• Exercise prompt:
From the entries below, print exactly the span beginning with the line holding "Convert this chart" and ending with the line holding "ax = fig.add_axes([64.3", endpoints included, and skip any pictures.

• Record set:
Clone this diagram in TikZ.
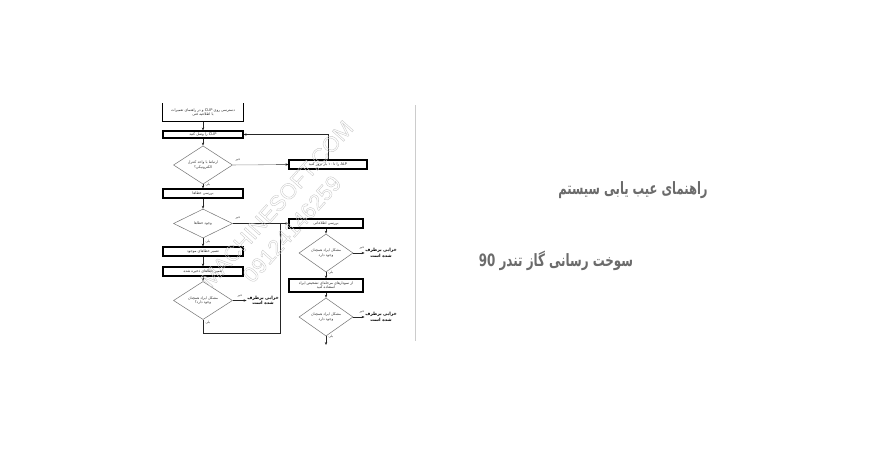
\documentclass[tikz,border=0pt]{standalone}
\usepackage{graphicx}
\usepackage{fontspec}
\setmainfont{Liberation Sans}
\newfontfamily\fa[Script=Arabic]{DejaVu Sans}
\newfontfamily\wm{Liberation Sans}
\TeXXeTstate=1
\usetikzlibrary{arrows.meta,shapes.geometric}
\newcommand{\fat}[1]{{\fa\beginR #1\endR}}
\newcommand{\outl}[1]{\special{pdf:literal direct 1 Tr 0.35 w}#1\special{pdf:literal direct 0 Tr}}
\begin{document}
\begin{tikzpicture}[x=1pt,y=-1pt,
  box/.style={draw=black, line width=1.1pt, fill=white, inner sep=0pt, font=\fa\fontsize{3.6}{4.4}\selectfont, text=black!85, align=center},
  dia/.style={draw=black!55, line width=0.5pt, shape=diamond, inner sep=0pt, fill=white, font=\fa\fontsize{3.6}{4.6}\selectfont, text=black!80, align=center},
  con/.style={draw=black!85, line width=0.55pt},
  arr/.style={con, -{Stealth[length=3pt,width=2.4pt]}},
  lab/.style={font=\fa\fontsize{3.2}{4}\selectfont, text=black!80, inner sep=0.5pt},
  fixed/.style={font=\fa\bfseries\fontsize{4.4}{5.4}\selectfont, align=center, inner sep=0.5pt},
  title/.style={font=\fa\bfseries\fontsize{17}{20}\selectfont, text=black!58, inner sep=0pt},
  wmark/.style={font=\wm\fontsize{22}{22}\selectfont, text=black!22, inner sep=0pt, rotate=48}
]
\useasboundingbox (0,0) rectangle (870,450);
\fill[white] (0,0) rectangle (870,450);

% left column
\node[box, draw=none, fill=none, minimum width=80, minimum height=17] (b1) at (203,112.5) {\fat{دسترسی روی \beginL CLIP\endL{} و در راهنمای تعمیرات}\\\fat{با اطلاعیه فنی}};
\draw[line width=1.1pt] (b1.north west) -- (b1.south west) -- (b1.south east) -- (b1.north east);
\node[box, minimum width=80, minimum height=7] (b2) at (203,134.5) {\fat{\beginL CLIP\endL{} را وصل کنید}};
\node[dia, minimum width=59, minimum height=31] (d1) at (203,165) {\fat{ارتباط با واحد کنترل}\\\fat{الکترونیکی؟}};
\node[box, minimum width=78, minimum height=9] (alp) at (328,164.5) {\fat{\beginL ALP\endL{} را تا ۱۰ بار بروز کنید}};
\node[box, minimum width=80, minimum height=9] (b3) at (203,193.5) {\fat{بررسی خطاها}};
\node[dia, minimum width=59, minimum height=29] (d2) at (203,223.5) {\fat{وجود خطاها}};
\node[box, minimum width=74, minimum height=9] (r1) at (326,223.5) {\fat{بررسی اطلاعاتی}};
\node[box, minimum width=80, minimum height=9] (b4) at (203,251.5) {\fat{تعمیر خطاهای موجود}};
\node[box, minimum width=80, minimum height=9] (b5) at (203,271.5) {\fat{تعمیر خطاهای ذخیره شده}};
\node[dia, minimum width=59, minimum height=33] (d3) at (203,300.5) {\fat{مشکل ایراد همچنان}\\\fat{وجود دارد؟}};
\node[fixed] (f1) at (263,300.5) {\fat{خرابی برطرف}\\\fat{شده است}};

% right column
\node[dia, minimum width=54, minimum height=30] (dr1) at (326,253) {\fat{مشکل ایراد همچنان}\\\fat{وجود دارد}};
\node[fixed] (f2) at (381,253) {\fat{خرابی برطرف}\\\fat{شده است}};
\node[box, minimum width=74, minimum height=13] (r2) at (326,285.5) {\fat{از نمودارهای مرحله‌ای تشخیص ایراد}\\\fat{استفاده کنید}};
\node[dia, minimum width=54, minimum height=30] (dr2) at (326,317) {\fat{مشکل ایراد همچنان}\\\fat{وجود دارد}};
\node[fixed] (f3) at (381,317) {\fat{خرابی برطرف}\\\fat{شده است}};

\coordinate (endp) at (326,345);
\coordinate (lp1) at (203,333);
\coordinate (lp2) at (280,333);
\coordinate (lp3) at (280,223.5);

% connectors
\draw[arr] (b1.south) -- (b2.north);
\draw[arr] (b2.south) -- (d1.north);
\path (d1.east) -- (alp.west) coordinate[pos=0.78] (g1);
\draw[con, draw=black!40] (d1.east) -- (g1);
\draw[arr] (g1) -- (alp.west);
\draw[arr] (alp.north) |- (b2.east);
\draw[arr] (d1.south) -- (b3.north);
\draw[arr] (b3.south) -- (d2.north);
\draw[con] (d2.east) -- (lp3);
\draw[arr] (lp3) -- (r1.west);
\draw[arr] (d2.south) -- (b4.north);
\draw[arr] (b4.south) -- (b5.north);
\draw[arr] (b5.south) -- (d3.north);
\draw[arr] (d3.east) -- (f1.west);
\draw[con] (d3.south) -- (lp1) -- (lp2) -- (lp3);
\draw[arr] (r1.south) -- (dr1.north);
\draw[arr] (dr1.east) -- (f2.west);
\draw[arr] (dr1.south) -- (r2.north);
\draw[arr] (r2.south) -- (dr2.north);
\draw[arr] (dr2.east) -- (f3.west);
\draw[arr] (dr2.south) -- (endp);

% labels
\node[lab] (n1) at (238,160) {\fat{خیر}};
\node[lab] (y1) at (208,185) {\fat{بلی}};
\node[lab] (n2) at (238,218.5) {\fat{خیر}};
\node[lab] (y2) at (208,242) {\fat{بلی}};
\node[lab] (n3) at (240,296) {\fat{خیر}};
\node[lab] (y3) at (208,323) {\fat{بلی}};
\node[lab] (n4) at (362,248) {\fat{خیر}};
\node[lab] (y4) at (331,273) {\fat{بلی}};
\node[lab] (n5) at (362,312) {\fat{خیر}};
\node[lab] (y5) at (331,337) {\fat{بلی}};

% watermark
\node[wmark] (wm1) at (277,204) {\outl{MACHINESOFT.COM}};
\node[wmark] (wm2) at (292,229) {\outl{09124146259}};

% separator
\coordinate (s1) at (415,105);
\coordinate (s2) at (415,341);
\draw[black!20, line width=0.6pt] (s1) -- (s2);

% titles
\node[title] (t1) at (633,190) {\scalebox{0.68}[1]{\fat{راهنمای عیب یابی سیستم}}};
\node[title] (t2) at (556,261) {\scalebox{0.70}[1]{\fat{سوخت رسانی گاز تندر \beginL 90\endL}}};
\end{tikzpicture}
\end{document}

--

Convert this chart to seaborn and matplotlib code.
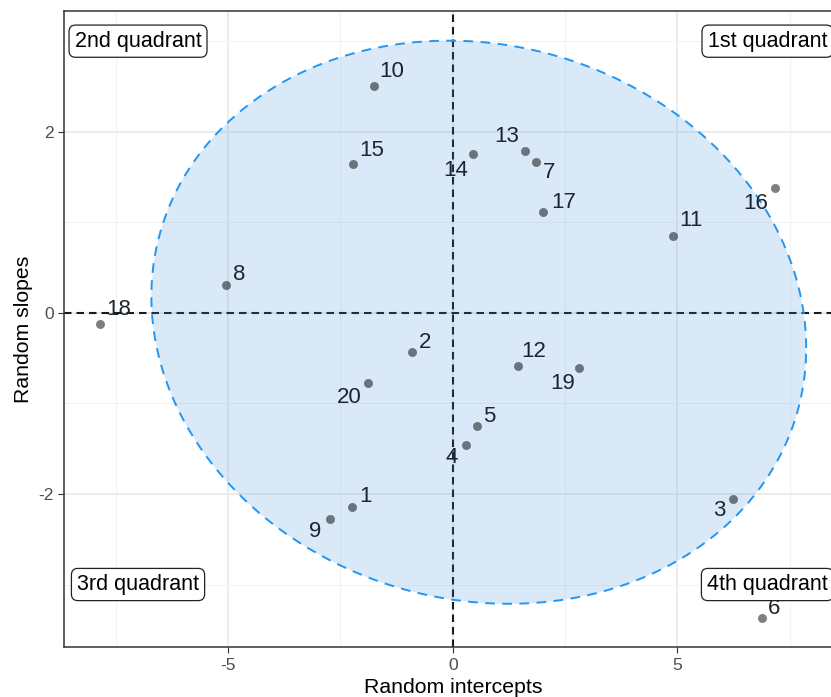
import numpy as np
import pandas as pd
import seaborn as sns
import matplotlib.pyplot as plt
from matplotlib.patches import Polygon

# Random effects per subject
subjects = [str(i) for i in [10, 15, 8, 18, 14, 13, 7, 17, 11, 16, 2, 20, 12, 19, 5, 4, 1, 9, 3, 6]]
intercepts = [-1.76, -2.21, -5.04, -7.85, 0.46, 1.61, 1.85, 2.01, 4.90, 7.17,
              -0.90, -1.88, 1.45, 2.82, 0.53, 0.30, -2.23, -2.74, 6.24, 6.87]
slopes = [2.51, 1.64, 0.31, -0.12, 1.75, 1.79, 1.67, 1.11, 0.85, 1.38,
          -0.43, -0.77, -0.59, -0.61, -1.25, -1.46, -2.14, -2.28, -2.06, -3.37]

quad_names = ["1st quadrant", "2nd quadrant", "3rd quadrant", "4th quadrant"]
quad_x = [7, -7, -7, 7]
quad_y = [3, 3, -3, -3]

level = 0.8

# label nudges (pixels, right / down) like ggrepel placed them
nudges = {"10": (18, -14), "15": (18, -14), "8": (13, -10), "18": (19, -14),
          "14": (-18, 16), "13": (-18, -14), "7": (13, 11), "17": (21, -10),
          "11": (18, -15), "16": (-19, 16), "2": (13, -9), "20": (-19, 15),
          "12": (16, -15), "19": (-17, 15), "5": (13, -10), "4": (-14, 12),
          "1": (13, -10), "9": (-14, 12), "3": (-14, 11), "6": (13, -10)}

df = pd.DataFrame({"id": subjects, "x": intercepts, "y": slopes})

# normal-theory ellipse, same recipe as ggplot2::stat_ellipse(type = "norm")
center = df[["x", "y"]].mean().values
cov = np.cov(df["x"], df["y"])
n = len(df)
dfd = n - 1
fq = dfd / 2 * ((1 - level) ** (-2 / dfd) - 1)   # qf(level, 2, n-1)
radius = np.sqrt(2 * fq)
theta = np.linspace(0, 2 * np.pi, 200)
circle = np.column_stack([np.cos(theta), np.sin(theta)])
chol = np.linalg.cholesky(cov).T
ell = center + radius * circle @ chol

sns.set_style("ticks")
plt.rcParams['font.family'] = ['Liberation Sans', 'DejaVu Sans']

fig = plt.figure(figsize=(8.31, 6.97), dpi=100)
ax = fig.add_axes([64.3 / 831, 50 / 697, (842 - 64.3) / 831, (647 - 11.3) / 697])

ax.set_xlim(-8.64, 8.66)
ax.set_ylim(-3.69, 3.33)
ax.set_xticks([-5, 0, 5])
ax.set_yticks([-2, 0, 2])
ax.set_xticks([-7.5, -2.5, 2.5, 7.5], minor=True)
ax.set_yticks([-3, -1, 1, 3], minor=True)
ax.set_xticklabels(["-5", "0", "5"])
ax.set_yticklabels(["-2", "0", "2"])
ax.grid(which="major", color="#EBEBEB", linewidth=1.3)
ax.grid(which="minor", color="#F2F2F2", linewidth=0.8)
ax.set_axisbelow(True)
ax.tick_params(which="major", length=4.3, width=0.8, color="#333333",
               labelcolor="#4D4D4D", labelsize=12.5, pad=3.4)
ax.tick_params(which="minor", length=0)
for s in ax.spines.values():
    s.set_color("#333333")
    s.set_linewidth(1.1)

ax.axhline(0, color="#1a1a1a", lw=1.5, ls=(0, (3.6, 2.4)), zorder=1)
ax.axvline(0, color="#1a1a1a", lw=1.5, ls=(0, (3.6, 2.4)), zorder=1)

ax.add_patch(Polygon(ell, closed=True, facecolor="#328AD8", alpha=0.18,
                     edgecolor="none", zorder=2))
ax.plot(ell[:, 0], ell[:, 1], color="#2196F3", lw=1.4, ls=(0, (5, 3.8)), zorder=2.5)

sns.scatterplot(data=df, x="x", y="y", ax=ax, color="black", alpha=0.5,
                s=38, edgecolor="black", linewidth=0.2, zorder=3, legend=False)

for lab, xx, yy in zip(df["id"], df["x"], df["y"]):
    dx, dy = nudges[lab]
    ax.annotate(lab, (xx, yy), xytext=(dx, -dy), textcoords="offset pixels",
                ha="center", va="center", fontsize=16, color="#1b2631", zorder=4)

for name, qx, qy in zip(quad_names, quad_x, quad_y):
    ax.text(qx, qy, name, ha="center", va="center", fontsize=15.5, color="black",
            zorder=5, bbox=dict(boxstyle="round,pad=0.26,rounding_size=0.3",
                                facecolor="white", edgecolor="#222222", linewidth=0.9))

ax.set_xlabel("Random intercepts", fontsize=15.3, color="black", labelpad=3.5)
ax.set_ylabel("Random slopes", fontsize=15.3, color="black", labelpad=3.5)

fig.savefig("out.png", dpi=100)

• Written response:
Convert this chart to seaborn and matplotlib code.
import numpy as np
import pandas as pd
import seaborn as sns
import matplotlib.pyplot as plt
from matplotlib.patches import Polygon

# Random effects per subject
subjects = [str(i) for i in [10, 15, 8, 18, 14, 13, 7, 17, 11, 16, 2, 20, 12, 19, 5, 4, 1, 9, 3, 6]]
intercepts = [-1.76, -2.21, -5.04, -7.85, 0.46, 1.61, 1.85, 2.01, 4.90, 7.17,
              -0.90, -1.88, 1.45, 2.82, 0.53, 0.30, -2.23, -2.74, 6.24, 6.87]
slopes = [2.51, 1.64, 0.31, -0.12, 1.75, 1.79, 1.67, 1.11, 0.85, 1.38,
          -0.43, -0.77, -0.59, -0.61, -1.25, -1.46, -2.14, -2.28, -2.06, -3.37]

quad_names = ["1st quadrant", "2nd quadrant", "3rd quadrant", "4th quadrant"]
quad_x = [7, -7, -7, 7]
quad_y = [3, 3, -3, -3]

level = 0.8

# label nudges (pixels, right / down) like ggrepel placed them
nudges = {"10": (18, -14), "15": (18, -14), "8": (13, -10), "18": (19, -14),
          "14": (-18, 16), "13": (-18, -14), "7": (13, 11), "17": (21, -10),
          "11": (18, -15), "16": (-19, 16), "2": (13, -9), "20": (-19, 15),
          "12": (16, -15), "19": (-17, 15), "5": (13, -10), "4": (-14, 12),
          "1": (13, -10), "9": (-14, 12), "3": (-14, 11), "6": (13, -10)}

df = pd.DataFrame({"id": subjects, "x": intercepts, "y": slopes})

# normal-theory ellipse, same recipe as ggplot2::stat_ellipse(type = "norm")
center = df[["x", "y"]].mean().values
cov = np.cov(df["x"], df["y"])
n = len(df)
dfd = n - 1
fq = dfd / 2 * ((1 - level) ** (-2 / dfd) - 1)   # qf(level, 2, n-1)
radius = np.sqrt(2 * fq)
theta = np.linspace(0, 2 * np.pi, 200)
circle = np.column_stack([np.cos(theta), np.sin(theta)])
chol = np.linalg.cholesky(cov).T
ell = center + radius * circle @ chol

sns.set_style("ticks")
plt.rcParams['font.family'] = ['Liberation Sans', 'DejaVu Sans']

fig = plt.figure(figsize=(8.31, 6.97), dpi=100)
ax = fig.add_axes([64.3 / 831, 50 / 697, (842 - 64.3) / 831, (647 - 11.3) / 697])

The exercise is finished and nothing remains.